The Year of the Organizer
In California, Hillary Clinton's lead over Barack Obama is narrowing. The Los Angeles Times today even says the primary is now dead even. The same is true in other states where Clinton was leading, but where now the race is very close. Although some of Obama's momentum no doubt comes from voters watching the debates and from high-profile endorsements (like Ted Kennedy, Caroline Kennedy, Oprah Winfrey, and, yesterday, Maria Shriver), it is also due, in large measure, to Obama's grassroots campaign, which has recruited organizers from community groups, enviro groups, unions, and other activist organizations. They, in turn, have enlisted tens of thousands of volunteers and trained them in the skills of community organizing. Kelly Candaele and I examine this phenomenon in our article, "The Year of the Organizer," in The American Prospect.

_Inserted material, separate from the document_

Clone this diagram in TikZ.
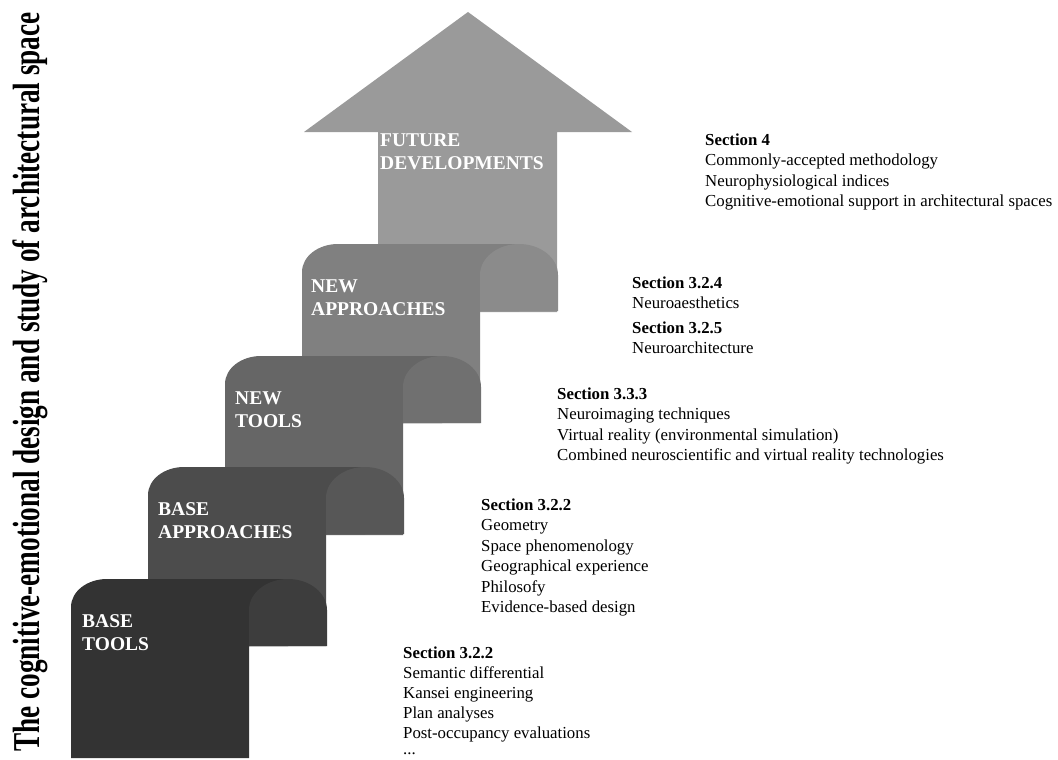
\documentclass[tikz,border=0pt]{standalone}
\usepackage{fontspec}
\usepackage{graphicx}
\setmainfont{Liberation Serif}
\definecolor{bodyA}{HTML}{333333}
\definecolor{archA}{HTML}{3D3D3D}
\definecolor{bodyB}{HTML}{4C4C4C}
\definecolor{archB}{HTML}{575757}
\definecolor{bodyC}{HTML}{666666}
\definecolor{archC}{HTML}{707070}
\definecolor{bodyD}{HTML}{808080}
\definecolor{archD}{HTML}{8B8B8B}
\definecolor{arrowE}{HTML}{9A9A9A}
% #1 left, #2 top, #3 bottom, #4 body colour, #5 arch colour
\newcommand\myblock[5]{%
  \fill[#4] (#1,#3) -- (#1,#2+28) .. controls (#1,#2+12.5) and (#1+16.1,#2) .. (#1+36,#2)
    -- (#1+217,#2) -- (#1+217,#2+67) -- (#1+178,#2+67) -- (#1+178,#3) -- cycle;
  \fill[#5] (#1+178,#2+67) -- (#1+178,#2+31)
    .. controls (#1+178,#2+13.9) and (#1+195.5,#2) .. (#1+217,#2)
    .. controls (#1+238.5,#2) and (#1+256,#2+13.9) .. (#1+256,#2+31)
    -- (#1+256,#2+67) -- cycle;
}
\begin{document}
\begin{tikzpicture}[x=1pt,y=-1pt,
  lbl/.style={anchor=base west, inner sep=0pt, text=white,
    font=\bfseries\fontsize{19.5}{23.5}\selectfont},
  note/.style={anchor=base west, inner sep=0pt,
    font=\fontsize{16.8}{20.5}\selectfont},
]
\useasboundingbox[fill=white] (0,0) rectangle (1058,760);

% arrow
\fill[arrowE] (378,312) -- (378,132) -- (304,132) -- (468,12) -- (632,132)
  -- (557,132) -- (557,312) -- cycle;

% steps (back to front)
\myblock{302}{244}{423}{bodyD}{archD}
\myblock{225}{356}{535}{bodyC}{archC}
\myblock{148}{467}{646}{bodyB}{archB}
\myblock{71}{579}{758}{bodyA}{archA}

% step labels
\node[lbl] (fut) at (380,146) {\begin{tabular}[t]{@{}l@{}}FUTURE\\DEVELOPMENTS\end{tabular}};
\node[lbl] (nap) at (311,292) {\begin{tabular}[t]{@{}l@{}}NEW\\APPROACHES\end{tabular}};
\node[lbl] (ntl) at (235,404) {\begin{tabular}[t]{@{}l@{}}NEW\\TOOLS\end{tabular}};
\node[lbl] (bap) at (158,515) {\begin{tabular}[t]{@{}l@{}}BASE\\APPROACHES\end{tabular}};
\node[lbl] (btl) at (82,627) {\begin{tabular}[t]{@{}l@{}}BASE\\TOOLS\end{tabular}};

% notes
\node[note] (n4) at (705,145) {\begin{tabular}[t]{@{}l@{}}\textbf{Section 4}\\
  Commonly-accepted methodology\\
  Neurophysiological indices\\
  Cognitive-emotional support in architectural spaces\end{tabular}};
\node[note] (n324) at (632,288) {\begin{tabular}[t]{@{}l@{}}\textbf{Section 3.2.4}\\
  Neuroaesthetics\\[4pt]
  \textbf{Section 3.2.5}\\
  Neuroarchitecture\end{tabular}};
\node[note] (n333) at (557,399) {\begin{tabular}[t]{@{}l@{}}\textbf{Section 3.3.3}\\
  Neuroimaging techniques\\
  Virtual reality (environmental simulation)\\
  Combined neuroscientific and virtual reality technologies\end{tabular}};
\node[note] (n322a) at (481,510) {\begin{tabular}[t]{@{}l@{}}\textbf{Section 3.2.2}\\
  Geometry\\
  Space phenomenology\\
  Geographical experience\\
  Philosofy\\
  Evidence-based design\end{tabular}};
\node[note, font=\fontsize{16.8}{20}\selectfont] (n322b) at (403,658) {\begin{tabular}[t]{@{}l@{}}\textbf{Section 3.2.2}\\
  Semantic differential\\
  Kansei engineering\\
  Plan analyses\\
  Post-occupancy evaluations\\[-4pt]
  ...\end{tabular}};

% vertical title
\node[rotate=90, anchor=base, inner sep=0pt,
  font=\bfseries\fontsize{38}{40}\selectfont] (title) at (39,382)
  {\scalebox{0.716}[1]{The cognitive-emotional design and study of architectural space}};
\end{tikzpicture}
\end{document}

Obama was a community organizer in Chicago for three years. Hillary Clinton wrote her senior thesis at Wellesley in 1969 on the legendary organizer, Saul Alinsky, even interviewing him several times. John Edwards spend much of the past two years working with ACORN and labor unions to promote campaigns to raise state minimum wages and adopt local living wage laws. The mainstream media still doesn't understand how to report on grassroots community organizing, and the growing effectiveness and sophistication of the nation's community organizing groups. Hopefully, this election year will raise the visibility of community organizing and even inspire more young people to think about organizing as a career. Just think what it would mean to have a former community organizer in the White House. As we write in our American Prospect article: "Obama knows that he will have to find balance between working inside the Beltway and encouraging Americans to organize and mobilize to battle powerful corporate interests and congressional in-fighting. But if Obama wants to be a champion of change, he'll need to redefine the role of president as organizer-in-chief."